━━━ Data excerpt

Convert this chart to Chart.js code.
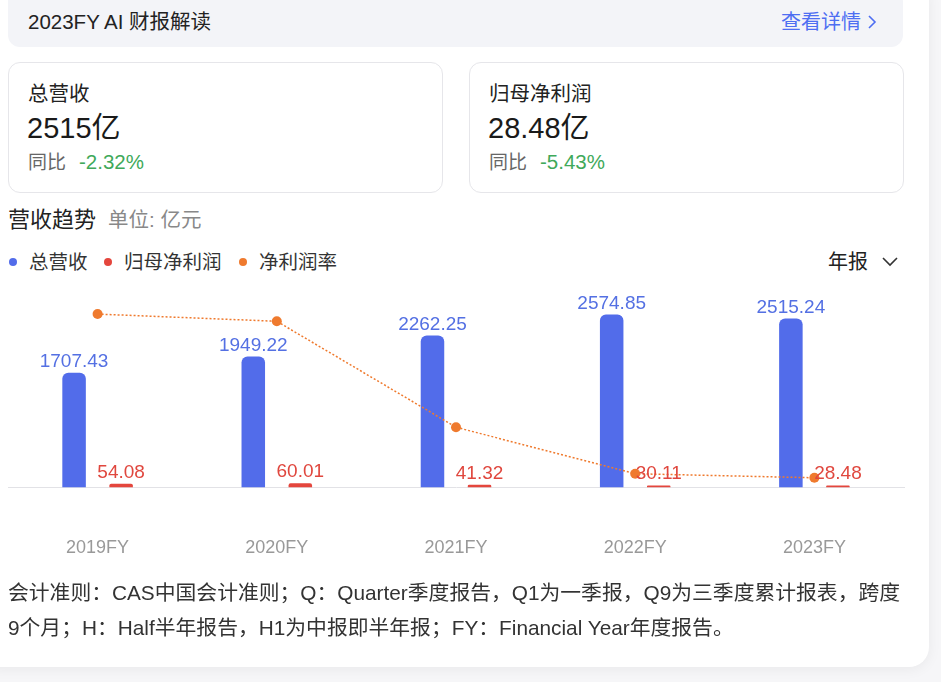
<!DOCTYPE html>
<html>
<head>
<meta charset="utf-8">
<script src="https://cdn.jsdelivr.net/npm/chart.js@4.4.1/dist/chart.umd.min.js"></script>
<style>
  html, body { margin: 0; padding: 0; }
  body {
    width: 941px; height: 682px; overflow: hidden; position: relative;
    background: #f6f6f8;
    font-family: "Liberation Sans", Arial, "Noto Sans CJK SC", sans-serif;
    color: #222;
  }
  .card {
    position: absolute; left: -20px; top: -20px; width: 949px; height: 687px;
    background: #fff; border-radius: 20px;
    box-shadow: 0 2px 14px rgba(0,0,0,0.06);
  }
  .abs { position: absolute; white-space: nowrap; }
  .topbar {
    position: absolute; left: 8px; top: -10px; width: 895px; height: 57px;
    background: #f3f4f8; border-radius: 12px;
  }
  .stat {
    position: absolute; top: 62px; width: 435px; height: 131px;
    border: 1px solid #e6e6ea; border-radius: 12px; box-sizing: border-box;
  }
  .dot { position: absolute; width: 8px; height: 8px; border-radius: 50%; }
</style>
</head>
<body>
<div class="card"></div>
<div class="topbar"></div>
<div class="abs" style="left:28px; top:9px; font-size:20.5px; line-height:26px; color:#222;">2023FY AI 财报解读</div>
<div class="abs" style="left:781px; top:9px; font-size:20px; line-height:26px; color:#4e6ef2;">查看详情 <svg width="10" height="16" viewBox="0 0 10 16" style="vertical-align:-1px"><polyline points="2,2 8,8 2,14" fill="none" stroke="#4e6ef2" stroke-width="1.6"/></svg></div>

<div class="stat" style="left:8px;"></div>
<div class="stat" style="left:469px;"></div>
<div id="stats"></div>

<div class="abs" style="left:8px; top:206px; font-size:22px; line-height:28px; color:#222;">营收趋势<span style="font-size:20.5px; color:#888; margin-left:12px;">单位: 亿元</span></div>
<div id="legend"></div>
<div class="abs" style="left:828px; top:249px; font-size:20px; line-height:26px; color:#222;">年报 <svg width="16" height="10" viewBox="0 0 16 10" style="margin-left:8px; vertical-align:2px"><polyline points="1,1 8,8 15,1" fill="none" stroke="#333" stroke-width="1.6"/></svg></div>

<div style="position:absolute; left:3px; top:285px; width:906px; height:324px;">
  <canvas id="c"></canvas>
</div>

<div class="abs" style="left:8px; top:575px; font-size:20.8px; line-height:35px; color:#333;">会计准则：CAS中国会计准则；Q：Quarter季度报告，Q1为一季报，Q9为三季度累计报表，跨度<br>9个月；H：Half半年报告，H1为中报即半年报；FY：Financial Year年度报告。</div>

<script>
const years = ["2019FY", "2020FY", "2021FY", "2022FY", "2023FY"];
const revenue = [1707.43, 1949.22, 2262.25, 2574.85, 2515.24];
const netProfit = [54.08, 60.01, 41.32, 30.11, 28.48];
const netMargin = [3.17, 3.08, 1.76, 1.18, 1.13];

const seriesNames = ["总营收", "归母净利润", "净利润率"];
const seriesColors = ["#526cea", "#e4463d", "#ef7a2e"];
const labelColors = ["#5470e3", "#e0473e"];
const legendX = [13, 108, 243];

const statCards = [
  { x: 28, title: "总营收", value: "2515亿", yoy: "-2.32%" },
  { x: 489, title: "归母净利润", value: "28.48亿", yoy: "-5.43%" },
];

// header cards
document.getElementById("stats").innerHTML = statCards.map(s => `
  <div class="abs" style="left:${s.x}px; top:80px; font-size:20.5px; line-height:28px; color:#222;">${s.title}</div>
  <div class="abs" style="left:${s.x - 1}px; top:111px; font-size:29px; line-height:34px; color:#1a1a1a;">${s.value}</div>
  <div class="abs" style="left:${s.x}px; top:150px; font-size:19px; line-height:24px; color:#666;">同比<span style="color:#3fa95a; margin-left:13px; font-size:20.5px;">${s.yoy}</span></div>
`).join("");

document.getElementById("legend").innerHTML = seriesNames.map((n, i) => `
  <span class="dot" style="left:${legendX[i] - 4}px; top:258px; background:${seriesColors[i]};"></span>
  <div class="abs" style="left:${legendX[i] + 16}px; top:249px; font-size:19.5px; line-height:26px; color:#333;">${n}</div>
`).join("");

// value labels above bars
const valueLabels = {
  id: "valueLabels",
  afterDatasetsDraw(chart) {
    const ctx = chart.ctx;
    ctx.save();
    ctx.font = '19px "Liberation Sans", Arial, sans-serif';
    ctx.textAlign = "center";
    ctx.textBaseline = "alphabetic";
    [0, 1].forEach(di => {
      const meta = chart.getDatasetMeta(di);
      ctx.fillStyle = labelColors[di];
      meta.data.forEach((bar, i) => {
        const v = chart.data.datasets[di].data[i];
        ctx.fillText(v.toFixed(2), bar.x, bar.y - 6);
      });
    });
    ctx.restore();
  }
};

new Chart(document.getElementById("c"), {
  type: "bar",
  data: {
    labels: years,
    datasets: [
      {
        label: seriesNames[0], data: revenue, backgroundColor: seriesColors[0],
        borderRadius: { topLeft: 6, topRight: 6 }, borderSkipped: "bottom",
        categoryPercentage: 0.525, barPercentage: 0.5, yAxisID: "y", order: 1,
      },
      {
        label: seriesNames[1], data: netProfit, backgroundColor: seriesColors[1],
        borderRadius: { topLeft: 6, topRight: 6 }, borderSkipped: "bottom",
        categoryPercentage: 0.525, barPercentage: 0.5, yAxisID: "y", order: 1,
      },
      {
        type: "line", label: seriesNames[2], data: netMargin, yAxisID: "y2", order: 0,
        borderColor: seriesColors[2], borderWidth: 1.5, borderDash: [2, 2],
        pointRadius: 5, pointBackgroundColor: seriesColors[2], pointBorderWidth: 0,
        tension: 0, fill: false,
      },
    ],
  },
  options: {
    responsive: true,
    maintainAspectRatio: false,
    animation: false,
    layout: { padding: 0 },
    plugins: { legend: { display: false }, tooltip: { enabled: false } },
    scales: {
      x: {
        grid: { display: false, drawTicks: false },
        border: { display: true, color: "#e2e2e6", width: 1 },
        ticks: { color: "#999", font: { size: 18, family: '"Liberation Sans", Arial, sans-serif' }, padding: 50 },
      },
      y: { display: false, min: 0, max: 2940 },
      y2: { display: false, min: 1.01, max: 3.47 },
    },
  },
  plugins: [valueLabels],
});
</script>
</body>
</html>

━━━━━━

Quote the data above in full and without alteration; skip the pictures.

Convert this chart to Chart.js code.
<!DOCTYPE html>
<html>
<head>
<meta charset="utf-8">
<script src="https://cdn.jsdelivr.net/npm/chart.js@4.4.1/dist/chart.umd.min.js"></script>
<style>
  html, body { margin: 0; padding: 0; }
  body {
    width: 941px; height: 682px; overflow: hidden; position: relative;
    background: #f6f6f8;
    font-family: "Liberation Sans", Arial, "Noto Sans CJK SC", sans-serif;
    color: #222;
  }
  .card {
    position: absolute; left: -20px; top: -20px; width: 949px; height: 687px;
    background: #fff; border-radius: 20px;
    box-shadow: 0 2px 14px rgba(0,0,0,0.06);
  }
  .abs { position: absolute; white-space: nowrap; }
  .topbar {
    position: absolute; left: 8px; top: -10px; width: 895px; height: 57px;
    background: #f3f4f8; border-radius: 12px;
  }
  .stat {
    position: absolute; top: 62px; width: 435px; height: 131px;
    border: 1px solid #e6e6ea; border-radius: 12px; box-sizing: border-box;
  }
  .dot { position: absolute; width: 8px; height: 8px; border-radius: 50%; }
</style>
</head>
<body>
<div class="card"></div>
<div class="topbar"></div>
<div class="abs" style="left:28px; top:9px; font-size:20.5px; line-height:26px; color:#222;">2023FY AI 财报解读</div>
<div class="abs" style="left:781px; top:9px; font-size:20px; line-height:26px; color:#4e6ef2;">查看详情 <svg width="10" height="16" viewBox="0 0 10 16" style="vertical-align:-1px"><polyline points="2,2 8,8 2,14" fill="none" stroke="#4e6ef2" stroke-width="1.6"/></svg></div>

<div class="stat" style="left:8px;"></div>
<div class="stat" style="left:469px;"></div>
<div id="stats"></div>

<div class="abs" style="left:8px; top:206px; font-size:22px; line-height:28px; color:#222;">营收趋势<span style="font-size:20.5px; color:#888; margin-left:12px;">单位: 亿元</span></div>
<div id="legend"></div>
<div class="abs" style="left:828px; top:249px; font-size:20px; line-height:26px; color:#222;">年报 <svg width="16" height="10" viewBox="0 0 16 10" style="margin-left:8px; vertical-align:2px"><polyline points="1,1 8,8 15,1" fill="none" stroke="#333" stroke-width="1.6"/></svg></div>

<div style="position:absolute; left:3px; top:285px; width:906px; height:324px;">
  <canvas id="c"></canvas>
</div>

<div class="abs" style="left:8px; top:575px; font-size:20.8px; line-height:35px; color:#333;">会计准则：CAS中国会计准则；Q：Quarter季度报告，Q1为一季报，Q9为三季度累计报表，跨度<br>9个月；H：Half半年报告，H1为中报即半年报；FY：Financial Year年度报告。</div>

<script>
const years = ["2019FY", "2020FY", "2021FY", "2022FY", "2023FY"];
const revenue = [1707.43, 1949.22, 2262.25, 2574.85, 2515.24];
const netProfit = [54.08, 60.01, 41.32, 30.11, 28.48];
const netMargin = [3.17, 3.08, 1.76, 1.18, 1.13];

const seriesNames = ["总营收", "归母净利润", "净利润率"];
const seriesColors = ["#526cea", "#e4463d", "#ef7a2e"];
const labelColors = ["#5470e3", "#e0473e"];
const legendX = [13, 108, 243];

const statCards = [
  { x: 28, title: "总营收", value: "2515亿", yoy: "-2.32%" },
  { x: 489, title: "归母净利润", value: "28.48亿", yoy: "-5.43%" },
];

// header cards
document.getElementById("stats").innerHTML = statCards.map(s => `
  <div class="abs" style="left:${s.x}px; top:80px; font-size:20.5px; line-height:28px; color:#222;">${s.title}</div>
  <div class="abs" style="left:${s.x - 1}px; top:111px; font-size:29px; line-height:34px; color:#1a1a1a;">${s.value}</div>
  <div class="abs" style="left:${s.x}px; top:150px; font-size:19px; line-height:24px; color:#666;">同比<span style="color:#3fa95a; margin-left:13px; font-size:20.5px;">${s.yoy}</span></div>
`).join("");

document.getElementById("legend").innerHTML = seriesNames.map((n, i) => `
  <span class="dot" style="left:${legendX[i] - 4}px; top:258px; background:${seriesColors[i]};"></span>
  <div class="abs" style="left:${legendX[i] + 16}px; top:249px; font-size:19.5px; line-height:26px; color:#333;">${n}</div>
`).join("");

// value labels above bars
const valueLabels = {
  id: "valueLabels",
  afterDatasetsDraw(chart) {
    const ctx = chart.ctx;
    ctx.save();
    ctx.font = '19px "Liberation Sans", Arial, sans-serif';
    ctx.textAlign = "center";
    ctx.textBaseline = "alphabetic";
    [0, 1].forEach(di => {
      const meta = chart.getDatasetMeta(di);
      ctx.fillStyle = labelColors[di];
      meta.data.forEach((bar, i) => {
        const v = chart.data.datasets[di].data[i];
        ctx.fillText(v.toFixed(2), bar.x, bar.y - 6);
      });
    });
    ctx.restore();
  }
};

new Chart(document.getElementById("c"), {
  type: "bar",
  data: {
    labels: years,
    datasets: [
      {
        label: seriesNames[0], data: revenue, backgroundColor: seriesColors[0],
        borderRadius: { topLeft: 6, topRight: 6 }, borderSkipped: "bottom",
        categoryPercentage: 0.525, barPercentage: 0.5, yAxisID: "y", order: 1,
      },
      {
        label: seriesNames[1], data: netProfit, backgroundColor: seriesColors[1],
        borderRadius: { topLeft: 6, topRight: 6 }, borderSkipped: "bottom",
        categoryPercentage: 0.525, barPercentage: 0.5, yAxisID: "y", order: 1,
      },
      {
        type: "line", label: seriesNames[2], data: netMargin, yAxisID: "y2", order: 0,
        borderColor: seriesColors[2], borderWidth: 1.5, borderDash: [2, 2],
        pointRadius: 5, pointBackgroundColor: seriesColors[2], pointBorderWidth: 0,
        tension: 0, fill: false,
      },
    ],
  },
  options: {
    responsive: true,
    maintainAspectRatio: false,
    animation: false,
    layout: { padding: 0 },
    plugins: { legend: { display: false }, tooltip: { enabled: false } },
    scales: {
      x: {
        grid: { display: false, drawTicks: false },
        border: { display: true, color: "#e2e2e6", width: 1 },
        ticks: { color: "#999", font: { size: 18, family: '"Liberation Sans", Arial, sans-serif' }, padding: 50 },
      },
      y: { display: false, min: 0, max: 2940 },
      y2: { display: false, min: 1.01, max: 3.47 },
    },
  },
  plugins: [valueLabels],
});
</script>
</body>
</html>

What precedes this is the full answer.